-- start of SOURCE EXCERPT --
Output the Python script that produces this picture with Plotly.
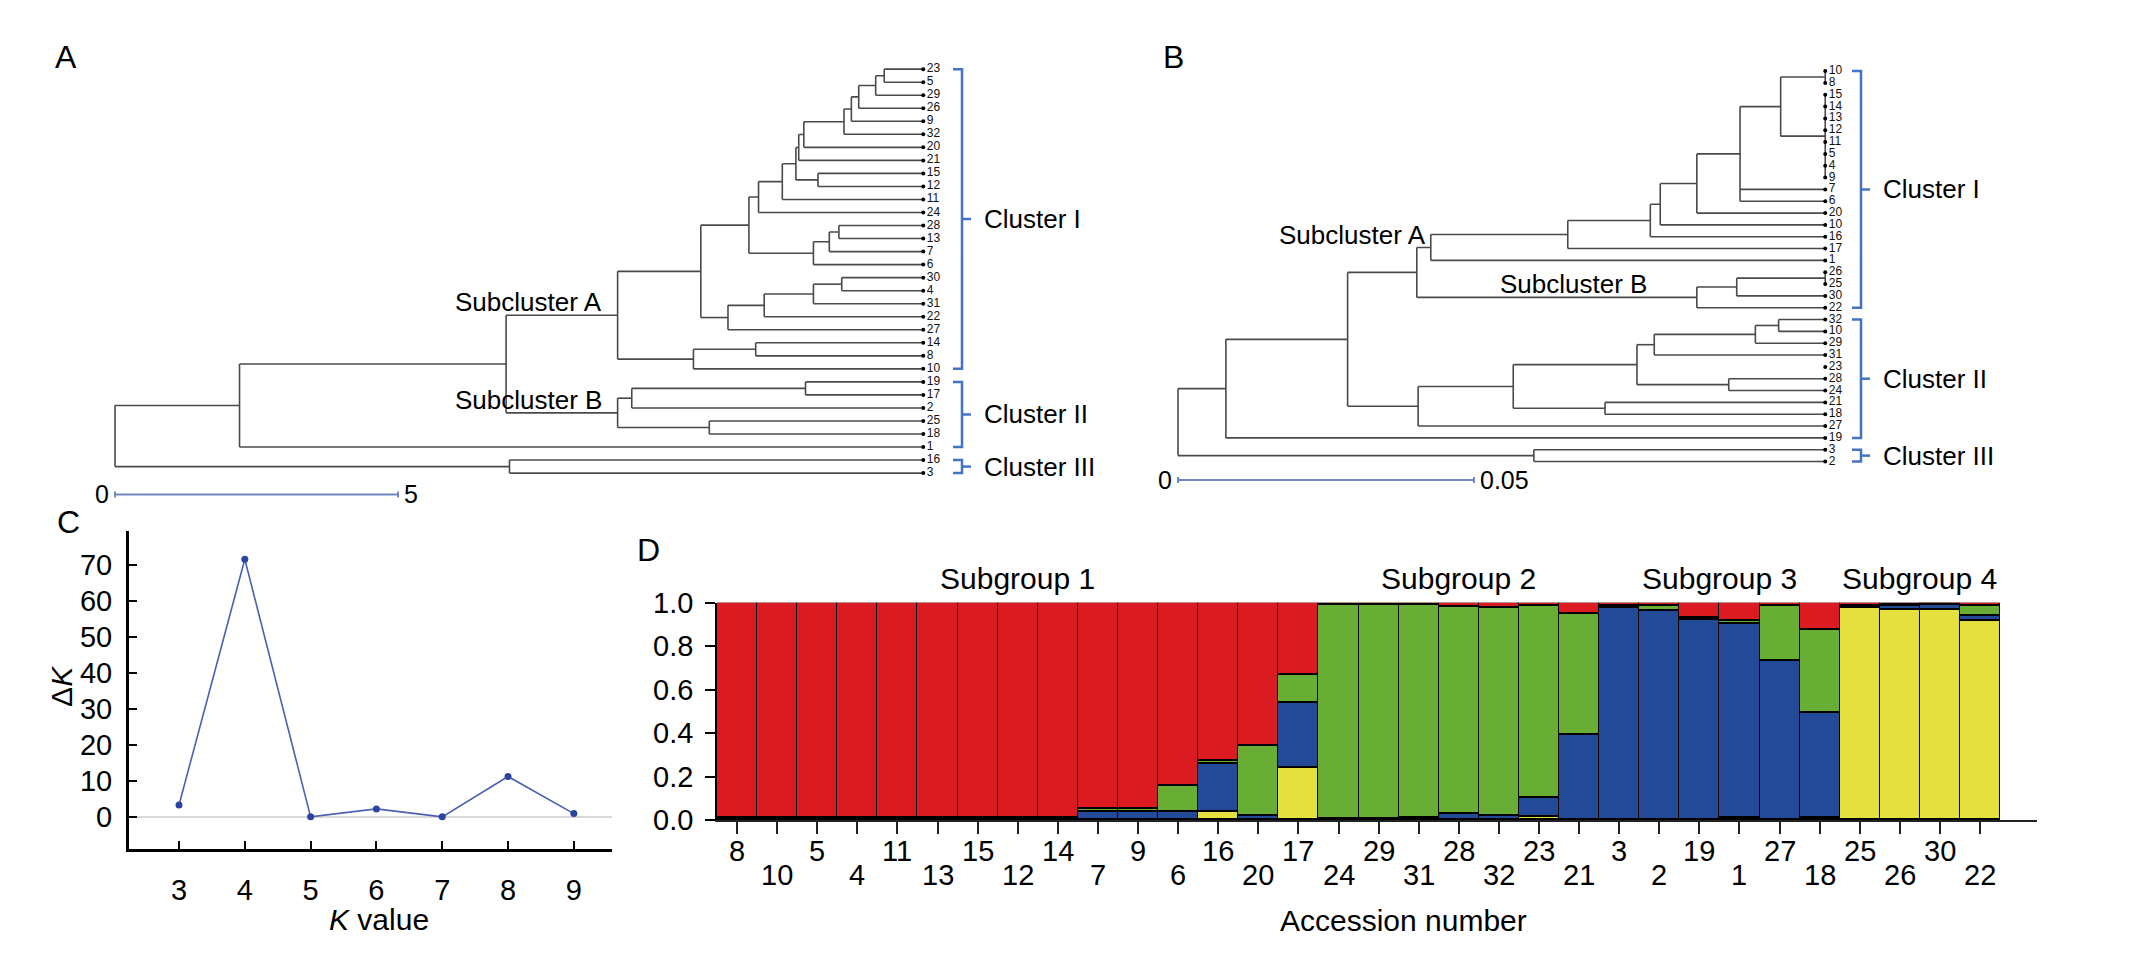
import plotly.graph_objects as go

W, H = 2135, 959
FONT = "Liberation Sans, Arial, sans-serif"
NARROW = "Liberation Sans Narrow, Liberation Sans, Arial, sans-serif"

# ---------------- Panel A: dendrogram ----------------
leaves_A = ["23", "5", "29", "26", "9", "32", "20", "21", "15", "12", "11", "24",
            "28", "13", "7", "6", "30", "4", "31", "22", "27", "14", "8", "10",
            "19", "17", "2", "25", "18", "1", "16", "3"]
tip_A = 14.28
# (node name, children [leaf index or node name], distance from root)
nodes_A = [
    ("n1", [0, 1], 13.59), ("n2", ["n1", 2], 13.44), ("n3", ["n2", 3], 13.14),
    ("n4", ["n3", 4], 13.01), ("n5", ["n4", 5], 12.88), ("n6", ["n5", 6], 12.17),
    ("n7", ["n6", 7], 12.08), ("n8", [8, 9], 12.42), ("n9", ["n7", "n8"], 12.03),
    ("n10", ["n9", 10], 11.79), ("n11", ["n10", 11], 11.37), ("n12", [12, 13], 12.79),
    ("n13", ["n12", 14], 12.62), ("n14", ["n13", 15], 12.34), ("n15", ["n11", "n14"], 11.20),
    ("n16", [16, 17], 12.84), ("n17", ["n16", 18], 12.34), ("n18", ["n17", 19], 11.47),
    ("n19", ["n18", 20], 10.83), ("n20", ["n15", "n19"], 10.35), ("n21", [21, 22], 11.32),
    ("n22", ["n21", 23], 10.22), ("subA", ["n20", "n22"], 8.88), ("n24", [24, 25], 12.20),
    ("n25", ["n24", 26], 9.13), ("n26", [27, 28], 10.50), ("subB", ["n25", "n26"], 8.88),
    ("n28", ["subA", "subB"], 6.91), ("n29", ["n28", 29], 2.20), ("n30", [30, 31], 6.97),
    ("root", ["n29", "n30"], 0.0),
]
clusters_A = [("Cluster I", 0, 23), ("Cluster II", 24, 29), ("Cluster III", 30, 31)]
scale_A = 5

# ---------------- Panel B: dendrogram ----------------
leaves_B = ["10", "8", "15", "14", "13", "12", "11", "5", "4", "9", "7", "6", "20",
            "10", "16", "17", "1", "26", "25", "30", "22", "32", "10", "29", "31",
            "23", "28", "24", "21", "18", "27", "19", "3", "2"]
tip_B = 0.10933
nodes_B = [
    ("m1", [0, 1], 0.10933), ("m2", [2, 3, 4, 5, 6, 7, 8, 9], 0.10933),
    ("m3", ["m1", "m2"], 0.10180), ("m4", ["m3", 10, 11], 0.09494),
    ("m5", ["m4", 12], 0.08764), ("m6", ["m5", 13], 0.08146), ("m7", ["m6", 14], 0.07978),
    ("m8", ["m7", 15], 0.06584), ("subA", ["m8", 16], 0.04270),
    ("m10", [17, 18], 0.10933), ("m11", ["m10", 19], 0.09438), ("subB", ["m11", 20], 0.08764),
    ("m13", ["subA", "subB"], 0.04034),
    ("m14", [21, 22], 0.10146), ("m15", ["m14", 23], 0.09753), ("m16", ["m15", 24], 0.08045),
    ("m17", [26, 27], 0.09303), ("m18", ["m16", "m17"], 0.07753), ("m19", [28, 29], 0.07213),
    ("m20", ["m18", "m19"], 0.05663), ("m21", ["m20", 30], 0.04056),
    ("m22", ["m13", "m21"], 0.02865), ("m23", ["m22", 31], 0.00809),
    ("m24", [32, 33], 0.06011), ("root", ["m23", "m24"], 0.0),
]
clusters_B = [("Cluster I", 0, 20), ("Cluster II", 21, 31), ("Cluster III", 32, 33)]
scale_B = 0.05

# ---------------- Panel C: delta K ----------------
k_values = [3, 4, 5, 6, 7, 8, 9]
delta_k = [3.4, 71.6, 0.1, 2.3, 0.1, 11.3, 1.0]

# ---------------- Panel D: STRUCTURE bar plot ----------------
accessions = ["8", "10", "5", "4", "11", "13", "15", "12", "14", "7", "9", "6", "16", "20",
              "17", "24", "29", "31", "28", "32", "23", "21", "3", "2", "19", "1", "27", "18",
              "25", "26", "30", "22"]
q_yellow = [0, 0, 0, 0, 0, 0, 0, 0, 0, 0, 0, 0, 0.04, 0, 0.241,
            0, 0, 0, 0, 0, 0.015, 0,
            0, 0, 0, 0.01, 0, 0.01,
            0.978, 0.97, 0.97, 0.919]
q_blue = [0.012] * 9 + [0.04, 0.04, 0.04, 0.222, 0.022, 0.30,
                        0.007, 0.007, 0.012, 0.03, 0.02, 0.09, 0.393,
                        0.978, 0.963, 0.92, 0.894, 0.733, 0.486,
                        0.005, 0.015, 0.02, 0.022]
q_green = [0] * 9 + [0.012, 0.012, 0.12, 0.012, 0.319, 0.126,
                     0.983, 0.983, 0.978, 0.952, 0.958, 0.88, 0.555,
                     0.01, 0.022, 0.01, 0.015, 0.252, 0.381,
                     0.005, 0.005, 0.005, 0.044]
q_red = [0.988] * 9 + [0.948, 0.948, 0.84, 0.726, 0.659, 0.333,
                       0.01, 0.01, 0.01, 0.018, 0.022, 0.015, 0.052,
                       0.012, 0.015, 0.07, 0.081, 0.015, 0.123,
                       0.012, 0.01, 0.005, 0.015]
subgroups = [("Subgroup 1", 0, 14), ("Subgroup 2", 15, 21), ("Subgroup 3", 22, 27),
             ("Subgroup 4", 28, 31)]

# ---------------- helpers ----------------
def PX(px):
    return px / W


def PY(py):
    return 1 - py / H


def note(x, y, text, size, xref="paper", yref="paper", xanchor="center", **kw):
    d = dict(x=x, y=y, xref=xref, yref=yref, text=text, showarrow=False,
             xanchor=xanchor, yanchor="middle", font=dict(size=size))
    d.update(kw)
    return d


def tree_segments(nodes, n_leaves, tip):
    pos = {i: (tip, float(i)) for i in range(n_leaves)}
    xs, ys = [], []
    for name, kids, d in nodes:
        cy = [pos[k][1] for k in kids]
        y0, y1 = min(cy), max(cy)
        for k in kids:
            kx, ky = pos[k]
            if abs(kx - d) > 1e-12:
                xs += [d, kx, None]
                ys += [ky, ky, None]
        xs += [d, d, None]
        ys += [y0, y1, None]
        pos[name] = (d, (y0 + y1) / 2)
    return xs, ys, pos


def tree_axes(x0_px, ppu, y0_px, step, box):
    l, r, t, b = box
    xd = dict(domain=[l / W, r / W], range=[(l - x0_px) / ppu, (r - x0_px) / ppu])
    yd = dict(domain=[1 - b / H, 1 - t / H], range=[(b - y0_px) / step, (t - y0_px) / step])
    return xd, yd


fig = go.Figure()
annotations = []
BLUE_BR = "#4472C4"
TREE_COL = "#4a4a4a"

panels = [
    dict(leaves=leaves_A, tip=tip_A, nodes=nodes_A, clusters=clusters_A, scale=scale_A,
         x0=115, ppu=56.6, y0=55, step=13.48, box=(0, 1150, 0, 520), ax="",
         brx=962, sby=495, scale_txt=("0", "5"),
         subA=(528, 296), subB=(528, 397), letter=("A", 66, 42)),
    dict(leaves=leaves_B, tip=tip_B, nodes=nodes_B, clusters=clusters_B, scale=scale_B,
         x0=1178, ppu=5920, y0=57, step=12.24, box=(1150, 2135, 0, 520), ax="2",
         brx=1861, sby=480, scale_txt=("0", "0.05"),
         subA=(1352, 227), subB=(1573, 277), letter=("B", 1173, 42)),
]

layout_axes = {}
for p in panels:
    ax = p["ax"]
    xref, yref = "x" + ax, "y" + ax
    xd, yd = tree_axes(p["x0"], p["ppu"], p["y0"], p["step"], p["box"])
    layout_axes["xaxis" + ax] = dict(visible=False, fixedrange=True, anchor=yref, **xd)
    layout_axes["yaxis" + ax] = dict(visible=False, fixedrange=True, anchor=xref, **yd)

    xs, ys, pos = tree_segments(p["nodes"], len(p["leaves"]), p["tip"])
    fig.add_trace(go.Scatter(x=xs, y=ys, mode="lines", xaxis=xref, yaxis=yref,
                             line=dict(color=TREE_COL, width=1.6), hoverinfo="skip",
                             showlegend=False))
    n = len(p["leaves"])
    fig.add_trace(go.Scatter(x=[p["tip"]] * n, y=list(range(n)), mode="markers+text",
                             text=p["leaves"], textposition="middle right",
                             textfont=dict(size=12, family=NARROW, color="#111"),
                             marker=dict(size=4, color="black"), xaxis=xref, yaxis=yref,
                             cliponaxis=False, hoverinfo="skip", showlegend=False))

    # cluster brackets
    bx = (p["brx"] - p["x0"]) / p["ppu"]
    t1 = 9 / p["ppu"]
    bxs, bys = [], []
    for label, a, b in p["clusters"]:
        mid = (a + b) / 2
        bxs += [bx - t1, bx, bx, bx - t1, None, bx, bx + t1, None]
        bys += [a, a, b, b, None, mid, mid, None]
        annotations.append(note(bx + 20 / p["ppu"], mid, label, 26, xref=xref, yref=yref,
                                xanchor="left"))
    fig.add_trace(go.Scatter(x=bxs, y=bys, mode="lines", xaxis=xref, yaxis=yref,
                             line=dict(color=BLUE_BR, width=2.5), hoverinfo="skip",
                             showlegend=False))

    # scale bar
    sy = (p["sby"] - p["y0"]) / p["step"]
    tk = 3 / p["step"]
    fig.add_trace(go.Scatter(x=[0, p["scale"], None, 0, 0, None, p["scale"], p["scale"]],
                             y=[sy, sy, None, sy - tk, sy + tk, None, sy - tk, sy + tk],
                             mode="lines", xaxis=xref, yaxis=yref,
                             line=dict(color="#6f88c4", width=2), hoverinfo="skip",
                             showlegend=False))
    annotations.append(note(0, sy, p["scale_txt"][0], 25, xref=xref, yref=yref,
                            xanchor="right", xshift=-4))
    annotations.append(note(p["scale"], sy, p["scale_txt"][1], 25, xref=xref, yref=yref,
                            xanchor="left", xshift=4))
    for txt, (qx, qy) in (("Subcluster A", p["subA"]), ("Subcluster B", p["subB"])):
        annotations.append(note(PX(qx), PY(qy), txt, 26))
    lt, lx, ly = p["letter"]
    annotations.append(note(PX(lx), PY(ly), lt, 32))

# ---------------- Panel C ----------------
fig.add_trace(go.Scatter(x=k_values, y=delta_k, mode="lines+markers", xaxis="x3", yaxis="y3",
                         line=dict(color="#4d5fb3", width=1.6),
                         marker=dict(size=7, color="#2a45a0"), showlegend=False,
                         cliponaxis=False))
layout_axes["xaxis3"] = dict(domain=[PX(129), PX(612)], range=[2.24, 9.58], anchor="y3",
                             tickvals=k_values, showline=True, linecolor="black", linewidth=3,
                             ticks="inside", ticklen=8, tickwidth=2, tickcolor="black",
                             showgrid=False, zeroline=False, tickfont=dict(size=29),
                             ticklabelstandoff=13, fixedrange=True)
layout_axes["yaxis3"] = dict(domain=[PY(862), PY(533)], range=[-8.9, 79.4], anchor="x3",
                             tickvals=[0, 10, 20, 30, 40, 50, 60, 70], showline=True,
                             linecolor="black", linewidth=3, ticks="inside", ticklen=8,
                             tickwidth=2, tickcolor="black", showgrid=False, zeroline=True,
                             zerolinecolor="#d9d9d9", zerolinewidth=2, tickfont=dict(size=29),
                             ticklabelstandoff=8, fixedrange=True)
annotations += [
    note(PX(68), PY(523), "C", 32),
    note(PX(62), PY(693), "Δ<i>K</i>", 30, textangle=-90),
    note(PX(379), PY(935), "<i>K</i> value", 30),
]

# ---------------- Panel D ----------------
xi = list(range(len(accessions)))
for vals, col, nm in ((q_yellow, "#e4e03d", "K4"), (q_blue, "#224a96", "K3"),
                      (q_green, "#68ae34", "K2"), (q_red, "#da1b22", "K1")):
    fig.add_trace(go.Bar(x=xi, y=vals, width=1, marker=dict(color=col,
                         line=dict(color="black", width=1.5)), xaxis="x4", yaxis="y4",
                         name=nm, showlegend=False, cliponaxis=False,
                         customdata=accessions,
                         hovertemplate="%{customdata}: %{y}<extra></extra>"))
layout_axes["xaxis4"] = dict(domain=[PX(717), PX(2037)], range=[-0.5, 32.42], anchor="y4",
                             tickvals=xi, showticklabels=False, ticks="outside", ticklen=12,
                             tickwidth=2, tickcolor="#222", showline=True, linecolor="#222",
                             linewidth=2, showgrid=False, zeroline=False, fixedrange=True)
layout_axes["yaxis4"] = dict(domain=[PY(832), PY(607)], range=[0, 1], anchor="x4",
                             tickvals=[0, 0.2, 0.4, 0.6, 0.8, 1.0], tickformat=".1f",
                             ticks="outside", ticklen=10, tickwidth=2, tickcolor="black",
                             showline=True, linecolor="black", linewidth=1.5, showgrid=False,
                             zeroline=False, tickfont=dict(size=29), ticklabelstandoff=6,
                             fixedrange=True)
for i, acc in enumerate(accessions):
    annotations.append(note(i, PY(864 if i % 2 == 0 else 889), acc, 29, xref="x4"))
for name, a, b in subgroups:
    annotations.append(note((a + b) / 2, PY(582), name, 30, xref="x4"))
annotations += [
    note(PX(648), PY(552), "D", 32),
    note(PX(1403), PY(936), "Accession number", 30),
]

fig.update_layout(
    width=W, height=H, margin=dict(l=0, r=0, t=0, b=0),
    paper_bgcolor="white", plot_bgcolor="rgba(0,0,0,0)",
    font=dict(family=FONT, color="black"),
    barmode="stack", bargap=0, showlegend=False,
    annotations=annotations, **layout_axes,
)

fig.write_html("out.html", config={"displayModeBar": False},
               post_script="document.body.style.margin='0';")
-- end of SOURCE EXCERPT --
_WRITTEN PROBLEM_: Make an exact copy of the lines from the top of the material through the line with "Sans Narrow, Liberation", pictures excluded.

_RESPONSE BELOW_:
Output the Python script that produces this picture with Plotly.
import plotly.graph_objects as go

W, H = 2135, 959
FONT = "Liberation Sans, Arial, sans-serif"
NARROW = "Liberation Sans Narrow, Liberation Sans, Arial, sans-serif"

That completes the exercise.